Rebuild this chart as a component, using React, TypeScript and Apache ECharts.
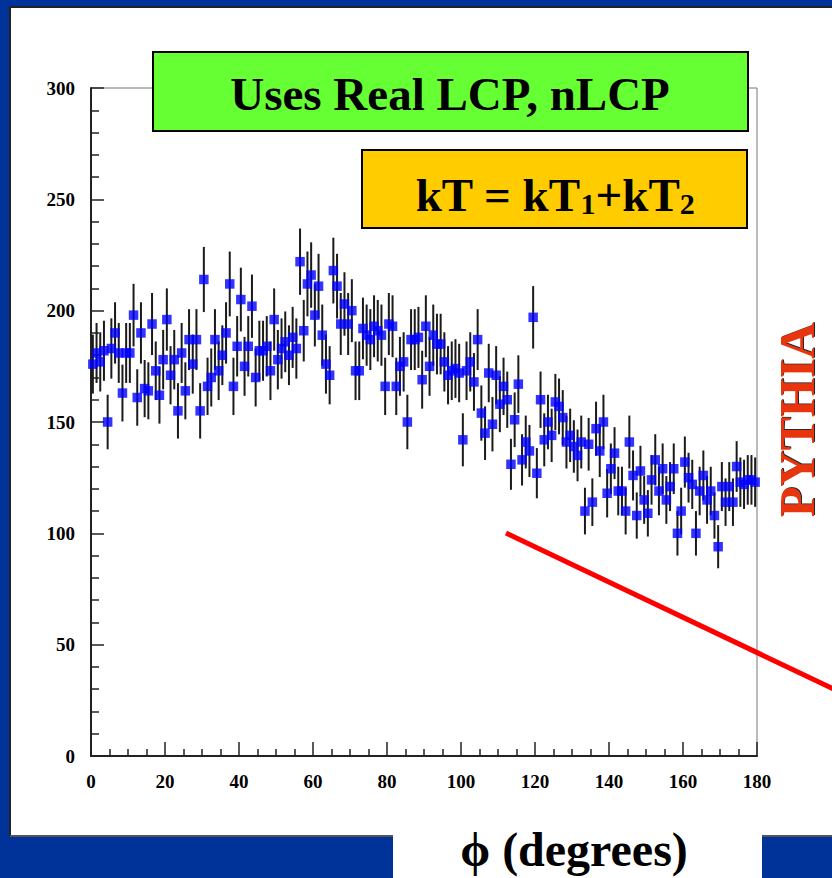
import { useEffect, useRef } from 'react';
import * as echarts from 'echarts';

// Azimuthal angle histogram, 1-degree bins from 0 to 180
const BIN_WIDTH = 1;
const BIN_COUNT = 180;
const binCenters = Array.from({ length: BIN_COUNT }, (_, i) => (i + 0.5) * BIN_WIDTH);

// Entries per bin
const counts = [
  176, 181, 177, 182, 150, 183, 190, 181, 163, 181,
  181, 198, 161, 190, 165, 164, 194, 173, 162, 178,
  196, 171, 178, 155, 181, 164, 187, 176, 187, 155,
  214, 166, 170, 187, 173, 180, 190, 212, 166, 184,
  205, 175, 184, 202, 170, 182, 182, 184, 173, 196,
  178, 183, 186, 180, 188, 183, 222, 191, 212, 216,
  198, 211, 189, 176, 171, 218, 211, 194, 203, 194,
  200, 173, 173, 192, 189, 187, 193, 191, 189, 166,
  194, 193, 166, 175, 177, 150, 187, 187, 188, 169,
  193, 175, 189, 185, 185, 177, 171, 173, 174, 172,
  142, 173, 177, 168, 187, 154, 145, 172, 149, 171,
  158, 166, 160, 131, 151, 167, 133, 141, 137, 197,
  127, 160, 142, 150, 144, 159, 157, 152, 141, 144,
  139, 135, 141, 110, 140, 114, 147, 137, 150, 118,
  129, 136, 119, 119, 110, 141, 126, 108, 128, 115,
  109, 124, 133, 119, 129, 115, 121, 129, 100, 110,
  132, 125, 122, 100, 119, 126, 115, 119, 108, 94,
  121, 114, 121, 114, 130, 123, 122, 124, 124, 123,
];

const xTicks = { min: 0, max: 180, step: 20 };
const yTicks = { min: 0, max: 300, step: 50 };

const TITLE_TEXT = 'Uses Real LCP, nLCP';
const GENERATOR_TEXT = 'PYTHIA';
const X_TITLE = 'ϕ (degrees)';

const SERIF = "'Liberation Serif', 'Times New Roman', 'DejaVu Serif', serif";

export default function App() {
  const ref = useRef<HTMLDivElement | null>(null);

  useEffect(() => {
    if (!ref.current) return;
    const chart = echarts.init(ref.current, undefined, { renderer: 'svg' });

    const points = binCenters.map((x, i) => [x, counts[i]]);
    // Poisson uncertainty on each bin count
    const errorBars = binCenters.map((x, i) => {
      const e = Math.sqrt(counts[i]);
      return [x, counts[i] - e, counts[i] + e];
    });

    const axisText = {
      fontFamily: SERIF,
      fontWeight: 'bold' as const,
      fontSize: 19,
      color: '#000',
    };

    chart.setOption({
      animation: false,
      backgroundColor: '#ffffff',
      grid: {
        left: 91,
        top: 88,
        width: 666,
        height: 668,
        show: true,
        borderColor: '#777',
        borderWidth: 1,
        backgroundColor: 'transparent',
      },
      xAxis: {
        type: 'value',
        min: xTicks.min,
        max: xTicks.max,
        interval: xTicks.step,
        axisLine: { show: true, lineStyle: { color: '#222', width: 2 } },
        axisTick: { show: true, inside: true, length: 14, lineStyle: { color: '#222', width: 1.5 } },
        minorTick: { show: true, splitNumber: 4, length: 7, lineStyle: { color: '#222', width: 1.5 } },
        splitLine: { show: false },
        axisLabel: { ...axisText, margin: 16 },
      },
      yAxis: {
        type: 'value',
        min: yTicks.min,
        max: yTicks.max,
        interval: yTicks.step,
        axisLine: { show: true, lineStyle: { color: '#222', width: 2 } },
        axisTick: { show: true, inside: true, length: 13, lineStyle: { color: '#222', width: 1.5 } },
        minorTick: { show: true, splitNumber: 5, length: 8, lineStyle: { color: '#222', width: 1.5 } },
        splitLine: { show: false },
        axisLabel: { ...axisText, margin: 16 },
      },
      series: [
        {
          type: 'custom',
          name: 'errors',
          data: errorBars,
          encode: { x: 0, y: [1, 2] },
          z: 3,
          renderItem: (_params: any, api: any) => {
            const x = api.value(0);
            const lo = api.coord([x, api.value(1)]);
            const hi = api.coord([x, api.value(2)]);
            return {
              type: 'line',
              shape: { x1: lo[0], y1: lo[1], x2: hi[0], y2: hi[1] },
              style: { stroke: '#1a1a1a', lineWidth: 2 },
            };
          },
        },
        {
          type: 'scatter',
          name: 'counts',
          data: points,
          symbol: 'rect',
          symbolSize: 9.5,
          itemStyle: { color: '#0000ff' },
          z: 4,
        },
      ],
      graphic: [
        // slide frame
        { type: 'rect', z: 50, shape: { x: 0, y: 0, width: 832, height: 7 }, style: { fill: '#003399' } },
        { type: 'rect', z: 50, shape: { x: 0, y: 0, width: 10, height: 878 }, style: { fill: '#003399' } },
        { type: 'rect', z: 50, shape: { x: 0, y: 836, width: 393, height: 42 }, style: { fill: '#003399' } },
        { type: 'rect', z: 50, shape: { x: 762, y: 836, width: 70, height: 42 }, style: { fill: '#003399' } },
        { type: 'line', z: 51, shape: { x1: 10, y1: 7, x2: 832, y2: 7 }, style: { stroke: '#222', lineWidth: 2 } },
        { type: 'line', z: 51, shape: { x1: 10, y1: 7, x2: 10, y2: 836 }, style: { stroke: '#222', lineWidth: 2 } },
        { type: 'line', z: 51, shape: { x1: 10, y1: 836, x2: 393, y2: 836 }, style: { stroke: '#555', lineWidth: 2 } },
        { type: 'line', z: 51, shape: { x1: 762, y1: 836, x2: 832, y2: 836 }, style: { stroke: '#555', lineWidth: 2 } },
        // title boxes
        {
          type: 'rect', z: 60,
          shape: { x: 153, y: 52, width: 595, height: 79 },
          style: { fill: '#66ff33', stroke: '#000', lineWidth: 2 },
        },
        {
          type: 'text', z: 61, x: 450, y: 94,
          style: {
            text: TITLE_TEXT, fill: '#000', font: `bold 47px ${SERIF}`,
            align: 'center', verticalAlign: 'middle',
          },
        },
        {
          type: 'rect', z: 60,
          shape: { x: 362, y: 150, width: 385, height: 78 },
          style: { fill: '#ffcc00', stroke: '#000', lineWidth: 2 },
        },
        {
          type: 'text', z: 61, x: 555, y: 192,
          style: {
            text: '{m|kT = kT}{s|1}{m|+kT}{s|2}',
            fill: '#000',
            align: 'center',
            verticalAlign: 'middle',
            rich: {
              m: { fontFamily: SERIF, fontWeight: 'bold', fontSize: 47, lineHeight: 52, verticalAlign: 'bottom' },
              s: { fontFamily: SERIF, fontWeight: 'bold', fontSize: 30, lineHeight: 24, verticalAlign: 'bottom' },
            },
          },
        },
        {
          type: 'text', z: 61, x: 797, y: 420, rotation: Math.PI / 2,
          style: {
            text: GENERATOR_TEXT, fill: '#e83410', font: `bold 50px ${SERIF}`,
            align: 'center', verticalAlign: 'middle',
            textShadowColor: 'rgba(0,0,0,0.85)', textShadowBlur: 1, textShadowOffsetX: 1, textShadowOffsetY: 1,
          },
        },
        {
          type: 'line', z: 62,
          shape: { x1: 506, y1: 533, x2: 842, y2: 693 },
          style: { stroke: '#ff0000', lineWidth: 5 },
        },
        {
          type: 'rect', z: 55,
          shape: { x: 393, y: 836, width: 369, height: 42 },
          style: { fill: '#ffffff' },
        },
        {
          type: 'text', z: 61, x: 574, y: 849,
          style: {
            text: X_TITLE, fill: '#000', font: `bold 48px ${SERIF}`,
            align: 'center', verticalAlign: 'middle',
          },
        },
      ],
    });

    return () => chart.dispose();
  }, []);

  return (
    <div
      ref={ref}
      style={{ position: 'absolute', left: 0, top: 0, width: 832, height: 878 }}
    />
  );
}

Goal of the exercise: Give again, exactly, the lines from the start of the data through the one holding "0.5) * BIN_WIDTH);"; omit the pictures.

Reply to the task:
Rebuild this chart as a component, using React, TypeScript and Apache ECharts.
import { useEffect, useRef } from 'react';
import * as echarts from 'echarts';

// Azimuthal angle histogram, 1-degree bins from 0 to 180
const BIN_WIDTH = 1;
const BIN_COUNT = 180;
const binCenters = Array.from({ length: BIN_COUNT }, (_, i) => (i + 0.5) * BIN_WIDTH);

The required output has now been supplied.